Wednesday, April 21, 2010

truth

Sod it, I said i would be honest. And if anyone is does think bad of me, so be it. I feel guilty enough already so yeah.

So, for the last week, I have really let myself go.
I had all my pills sitting there ready to be taken and I just looked at them and burst into tears. Is this what my life has become. A mass of pills. Chemicals to make my body work normally. And I looked and thought, by taking these, I am accepting everything that is wrong and I dont want to accept it, not to deal with it. I felt good and positive, but physically could not bring myself to take the pills. Every-time I put them in my hand, my eyes watered up, my throat closed and I just couldnt bring myself to take them. So I didnt.

Which is bad enough if it had been one night. But it wasnt. I couldnt force myself to take any of my regular meds, nor do any of my treatments, nebulisers, suction or even take the anti biotics I was prescribed. I stopped wearing my night time filter and I stopped putting cream on my infection.

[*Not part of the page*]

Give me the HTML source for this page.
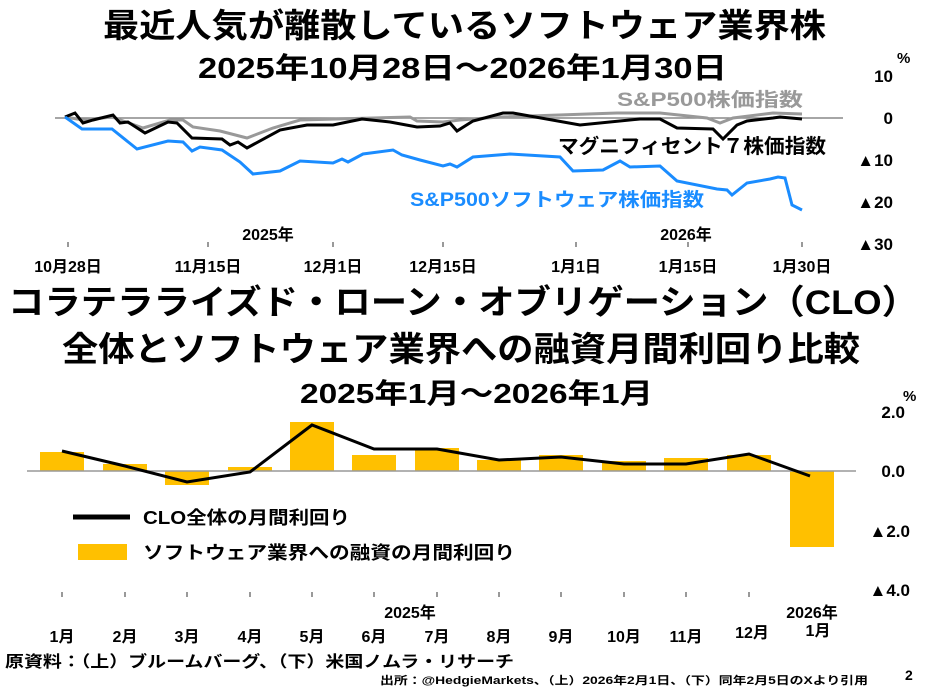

I went through a lot of withdrawals on my meds and saw a lot of symptoms come back. Heart running on a resting 130 bpm, chest clogging up, temperature rising, skin breaking out and stomach playing up. And yet I still couldnt bring myself to take them. So for the last week I didnt bother at all. Which is really bad.

I still feel the same way and I am still struggling to take them. But if I get ill, its not me who is going to suffer most. Its my familiy who have already been to hell and back with my medical crap. We go on holiday in May and I dont want to effect that by becoming sick.

But more than that, I might not want to accept these problems, but ignoring them is not going to make them go away is it. I want rid of this damn trach more than anything. But if i cant be trusted with medication and looking after myself at the moment, is any surgeon going to be willing to take the risk with me to try a new experimental procedure?

So for more than just me, I need to start taking my meds again. Ive just sorted them all into boxes.
and im going to try and restart taking them. Ive just done my nebuliser and suction. So heres hoping they will go down and stay down now.

1 comment:

  1. Please take you medicine and try to get a little more rest. We all want you healthy and happy.